Some of the amazing staff of volunteers at the 2018 Genealogy Jamboree Volunteers
Photo by Walt Sturrock
NOMINEES FOR THE BEST VOLUNTEERS IN THE COUNTRY
The Southern California Genealogical Society puts on a heck of a conference and it has to do with their amazing staff of volunteers. If there were is a “Best Volunteers at a Genealogical Society Conference” award, I nominate these folks. From the speaker’s committee chair to the registration desk staff to the cute woman selling raffle tickets, each staff member was a delight and made me think they could give Southerners a run for their money on being the most hospitable.
When a woman in my class feel after tripping over some a/v cables, the room monitor was so responsive and the emergency response committee so prepared, she was up and in her seat before I think to call for help. When my knee gave out during the conference, I was given ice and advice on how to make it through the rest of the conference. The staff kept checking on me as my knee began to dramatically decrease my mobility. Any reasonable, though crazy, request I had, they responded with cheerfulness and creativity.
I was surprised that I won a door prize from the raffle!
The volunteer in purple featured in the lead graphic gets all the credit.
The overarching sense in the conference was that the staff from top to bottom wanted attendees to have an experience that wasn’t just pleasant but well worth their time and money.
Will you consider volunteering?
Hopefully, this insight into volunteering at a conference will inspire you to serve. It really is a lot of fun. There are conferences all across the world who would welcome your sacrifice of time to grow genealogy conferences to rival Comic Cons and/or Quilting Conferences in terms of loyal participation.

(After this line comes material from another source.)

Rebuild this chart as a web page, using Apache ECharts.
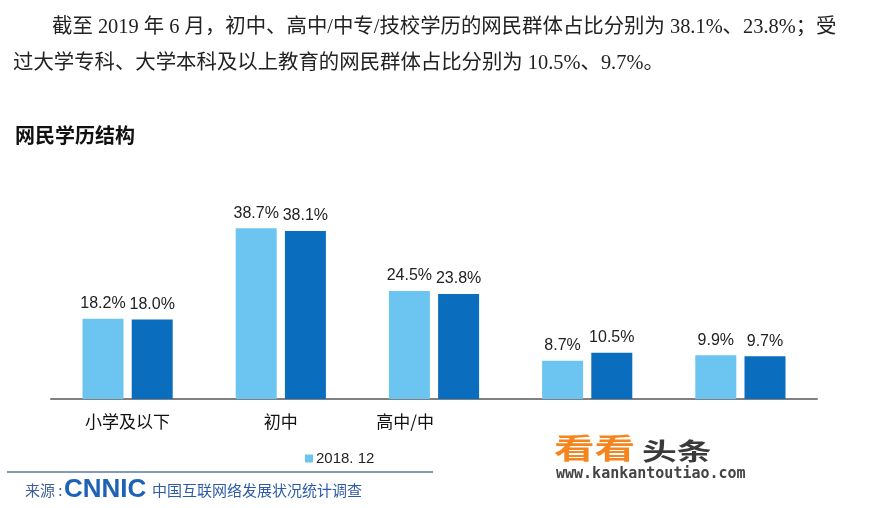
<!DOCTYPE html>
<html><head><meta charset="utf-8">
<script src="https://cdn.jsdelivr.net/npm/echarts@6/dist/echarts.min.js"></script>
<style>html,body{margin:0;padding:0;background:#fff}#c{width:877px;height:508px}</style>
</head><body><div id="c"></div>
<script>
var categories = ['小学及以下', '初中', '高中/中', '', ''];
var series2018 = [18.2, 38.7, 24.5, 8.7, 9.9];
var series2019 = [18.0, 38.1, 23.8, 10.5, 9.7];
var seriesNames = ['2018. 12', '2019. 6'];
var yTicks = [0, 50];

var chart = echarts.init(document.getElementById('c'), null, {renderer: 'canvas'});
var cjk = '"Noto Sans CJK SC", sans-serif';
var serif = '"Liberation Serif", "Noto Sans CJK SC", serif';
var xData = categories.map(function (c, i) {
  if (i === 2) return {value: c, textStyle: {align: 'right'}};
  return c;
});
var labelStyle = {show: true, position: 'top', distance: 7, formatter: function (p) { return p.value.toFixed(1) + '%'; },
  color: '#222', fontSize: 16, fontFamily: '"Liberation Sans", Arial, sans-serif'};
chart.setOption({
  animation: false,
  backgroundColor: '#fff',
  grid: {left: 51, right: 60, top: 178.5, bottom: 109},
  legend: {data: [seriesNames[0]], left: 300, top: 446, icon: 'rect', itemWidth: 8, itemHeight: 8, itemGap: 10,
    textStyle: {fontSize: 15, color: '#222', fontFamily: '"Liberation Sans", Arial, sans-serif', padding: [0, 0, 0, -2]}},
  xAxis: {type: 'category', data: xData,
    axisLine: {lineStyle: {color: '#808080', width: 2}}, axisTick: {show: false},
    axisLabel: {fontSize: 17, color: '#111', fontFamily: cjk, margin: 14, interval: 0}},
  yAxis: {type: 'value', min: yTicks[0], max: yTicks[1], show: false, splitLine: {show: false}},
  series: [
    {name: seriesNames[0], type: 'bar', data: series2018, barWidth: 41, barGap: '20%',
     itemStyle: {color: '#6CC5F1'}, label: labelStyle},
    {name: seriesNames[1], type: 'bar', data: series2019, barWidth: 41,
     itemStyle: {color: '#0B6DBD'}, label: labelStyle}
  ],
  graphic: [
    {type: 'text', left: 52, top: 17, style: {text: '截至 2019 年 6 月，初中、高中/中专/技校学历的网民群体占比分别为 38.1%、23.8%；受', font: '20.4px ' + serif, fill: '#222'}},
    {type: 'text', left: 13, top: 53, style: {text: '过大学专科、大学本科及以上教育的网民群体占比分别为 10.5%、9.7%。', font: '20.4px ' + serif, fill: '#222'}},
    {type: 'text', left: 15, top: 125, style: {text: '网民学历结构', font: 'bold 20px ' + cjk, fill: '#111'}},
    {type: 'line', shape: {x1: 7, y1: 472, x2: 433, y2: 472}, style: {stroke: '#5a7aa0', lineWidth: 1.5}},
    {type: 'text', left: 25, top: 483, style: {text: '来源 :', font: '15px ' + cjk, fill: '#3d5f9a'}},
    {type: 'text', left: 64, top: 477, style: {text: 'CNNIC', font: 'bold 26px "Liberation Sans", Arial, sans-serif', fill: '#1d62b5'}},
    {type: 'text', left: 152, top: 483, style: {text: '中国互联网络发展状况统计调查', font: '15px ' + cjk, fill: '#2d5ca6'}},
    {type: 'text', x: 554, y: 434, scaleX: 1.45, style: {text: '看看', font: 'bold 28px ' + cjk, fill: '#F5861F'}},
    {type: 'text', x: 642, y: 439, scaleX: 1.45, style: {text: '头条', font: 'bold 24px ' + cjk, fill: '#3a3a3a'}},
    {type: 'text', left: 556, top: 467, style: {text: 'www.kankantoutiao.com', font: 'bold 15px "DejaVu Sans Mono", monospace', fill: '#444'}}
  ]
});
</script></body></html>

This great video features several levels of volunteers. Many pictures feature the conference staff, photographed by a volunteer Walt Sturrock, and the slideshow compiled by a volunteer. See, there are SO many opportunities to volunteer, no matter your skill set.
If you are a conference planner, make it easier for speakers to say yes to your volunteer requests by providing more direct or indirect compensation. And speakers, if a conference compensates you well, find ways to add value to a conference by volunteering.